Sunday, October 27, 2013

Lou Reed Is Dead. Long Live Lou Reed. - 90 Minutes After The Annoucement Of His Passing, Aged 71 Earth Years

 
The passing of Lou Reed is an odd one. I suppose the big reason is that, by this point, we had all assumed his hard-living lifestyle would've kept him permanently embalmed. Like a Keith Richards or a Iggy Pop, here was someone who lived hard and fast and then harder still and kept on living somehow. His face looked like someone had left Lyle Lovett out in the rain and sun for too damn long.

I don't have many distinct memories of Reed's music either. I really started listening to him in my early 20s, when I'd be up until three in the morning talking on Instant Messenger and watching the Late Late Show. There was a thing I liked about him that escaped me for many years - but it was really about how simple his music was. Unlike a lot of other rock artists before him or following, the great point of Reed's material was how simple it was. At times, I'm even reminded a bit of Philip Glass - where its one idea stretched to its greatest limit, changed in the simplest ways, so its basically four minutes of a chord progression. But where Glass is brilliantly maddening, Reed was brilliantly approachable. His music (and especially his lyrics) were so much like the kind heard in art class rooms where bohemian wanna-be teenagers strummed a guitar and didn't sing a song so much as talk through it. Not quite poetry, not quite fumbling in the dark. But it was distinctly understandable: some half-way-there poet finger-banging greatness but never going the whole way.

And thats where I think the tragedy is in Reed's passing: the man was a simple storyteller.
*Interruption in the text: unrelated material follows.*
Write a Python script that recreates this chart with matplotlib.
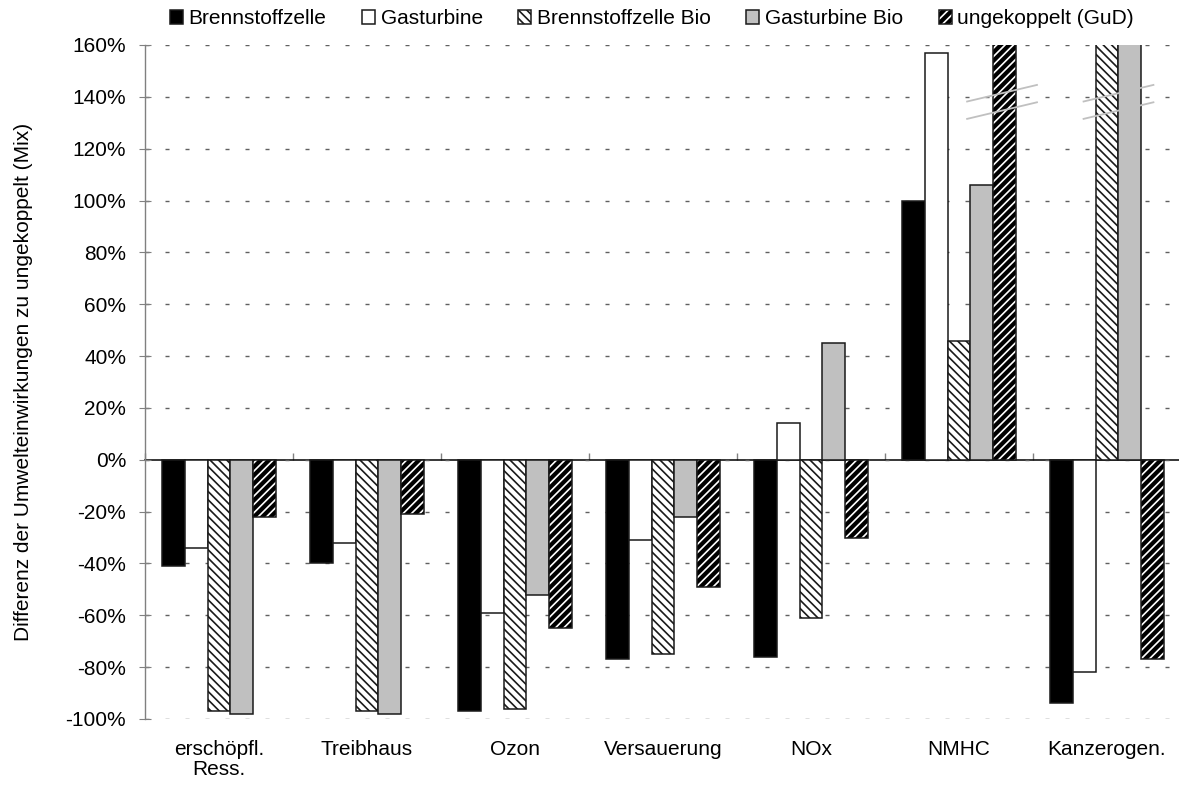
import numpy as np
import matplotlib
matplotlib.use("Agg")
import matplotlib.pyplot as plt
from matplotlib.ticker import FuncFormatter

plt.rcParams['font.family'] = ['Liberation Sans', 'DejaVu Sans']
plt.rcParams['font.size'] = 15
plt.rcParams['hatch.linewidth'] = 1.2

# data (% difference vs. uncoupled generation); values above 160% are off-scale
categories = ['erschöpfl.\nRess.', 'Treibhaus', 'Ozon', 'Versauerung', 'NOx', 'NMHC', 'Kanzerogen.']
brennstoffzelle = [-41, -40, -97, -77, -76, 100, -94]
gasturbine = [-34, -32, -59, -31, 14, 157, -82]
brennstoffzelle_bio = [-97, -97, -96, -75, -61, 46, 380]
gasturbine_bio = [-98, -98, -52, -22, 45, 106, 300]
ungekoppelt = [-22, -21, -65, -49, -30, 250, -77]
series_names = ['Brennstoffzelle', 'Gasturbine', 'Brennstoffzelle Bio',
                'Gasturbine Bio', 'ungekoppelt (GuD)']
yticks = np.arange(-100, 161, 20)

fig = plt.figure(figsize=(11.79, 7.94), dpi=100)
ax = fig.add_axes([145 / 1179, 1 - 719 / 794, 1036 / 1179, 674 / 794])

n = len(categories)
x = np.arange(n) + 0.5
w = 0.1554
offs = (np.arange(5) - 2) * w
edge = '#1a1a1a'
lw = 1.1

b1 = ax.bar(x + offs[0], brennstoffzelle, w, color='black', edgecolor=edge, lw=lw)
b2 = ax.bar(x + offs[1], gasturbine, w, color='white', edgecolor=edge, lw=lw)
b3 = ax.bar(x + offs[2], brennstoffzelle_bio, w, color='white', edgecolor=edge, lw=lw,
            hatch='\\\\\\\\')
b4 = ax.bar(x + offs[3], gasturbine_bio, w, color='#c0c0c0', edgecolor=edge, lw=lw)
# dense hatch: black face with white stripes, outline drawn separately
b5f = ax.bar(x + offs[4], ungekoppelt, w, color='black', edgecolor='white', lw=0,
             hatch='////')
b5e = ax.bar(x + offs[4], ungekoppelt, w, fill=False, edgecolor=edge, lw=lw)

ax.set_xlim(0, n)
ax.set_ylim(-100, 160)
ax.set_yticks(yticks)
ax.yaxis.set_major_formatter(FuncFormatter(lambda v, p: f'{v:.0f}%'))
ax.set_xticks(x, categories, linespacing=1.1)
ax.tick_params(axis='x', length=0, pad=15)
ax.tick_params(axis='y', direction='inout', length=8, color='#808080', pad=9.5)

for s in ['top', 'right', 'bottom']:
    ax.spines[s].set_visible(False)
ax.spines['left'].set_color('#808080')
ax.spines['left'].set_linewidth(1.0)

ax.set_axisbelow(True)
ax.yaxis.grid(True, color='#606060', lw=1.0, dashes=(2.9, 11.5))

# zero line with category boundary ticks
zero_frac = (0 - (-100)) / (160 - (-100))
sec = ax.secondary_xaxis(zero_frac)
sec.set_xticks(np.arange(n + 1))
sec.set_xticklabels([])
sec.tick_params(direction='in', length=5, color='#808080', width=1)
sec.spines['bottom'].set_color('black')
sec.spines['bottom'].set_linewidth(1.1)
sec.spines['top'].set_visible(False)

# axis-break marks on off-scale bars
def break_marks(xc, half=0.236, lo=131.5, gap=6.7, rise=6.4):
    for y0 in (lo, lo + gap):
        ax.plot([xc - half, xc + half], [y0, y0 + rise], color='#c0c0c0', lw=1.3, zorder=6)

break_marks(x[5] + offs[4] - 0.02)
break_marks(x[6] + (offs[2] + offs[3]) / 2)

fig.text(24 / 1179, 1 - 382 / 794, 'Differenz der Umwelteinwirkungen zu ungekoppelt (Mix)',
         rotation=90, ha='center', va='center')

fig.legend([b1, b2, b3, b4, (b5f, b5e)], series_names, loc='center', ncol=5,
           bbox_to_anchor=(0.553, 1 - 19 / 794), frameon=False,
           handlelength=0.63, handleheight=0.63, handletextpad=0.27,
           columnspacing=1.7, borderpad=0)

fig.savefig('out.png', dpi=100)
In an age where music has been castrated and cauterized by increasingly stupid pop music clap-trap - the immediacy of a guy struggling to make a song sort of work has all the vibrant workings of a story around the bonfire. Simple. Direct. You either bought it, or you didn't. Pure narration, in a way. I respect that - its the same approach Hemingway had with his readers. Except, you know, nothing about blowjobs.

Reed was the ultimate dream-come-true for all those high school rock band kids. He never made it very far in the charts Hot 100 sense but he never gave in to outside excess or pressures from trends. He was just Lou Reed. Here he is. And his talent wasn't in arrangements or big ideas; he was just a guy with some cute ideas and they were the kind you could see him scrawl on ratty cocktail napkins with ballpoint pens. His kind wouldn't last in this day and age if he was just starting out - which makes you wonder how many other people are out there like him and don't get the chances he had. After all, we don't like people who are just talent and we don't trust people if they're not interested in just taking our money.

But I listened to him a lot. I'll fault the movie Trainspotting for introducing me to my favorite song by him "Perfect Day" but there were others like "No Money Down" which is terrific and a throwback to his love of 50s rock, though it took me a long time to warm up to. "New York Telephone Conversation" with its oom-pah-pah bounce comes off as Danny Elfman finally not giving a shit after coming home to a dirty, laundry-smelling apartment after spending all night drinking mezcal in a dive bar in Hell's Kitchen.

So yeah, Lou Reed is dead. Long live Lou Reed. Ain't gonna find many more like him unless you look harder at the people struggling in high school art class with badly tuned guitars and not giving a fuck about it.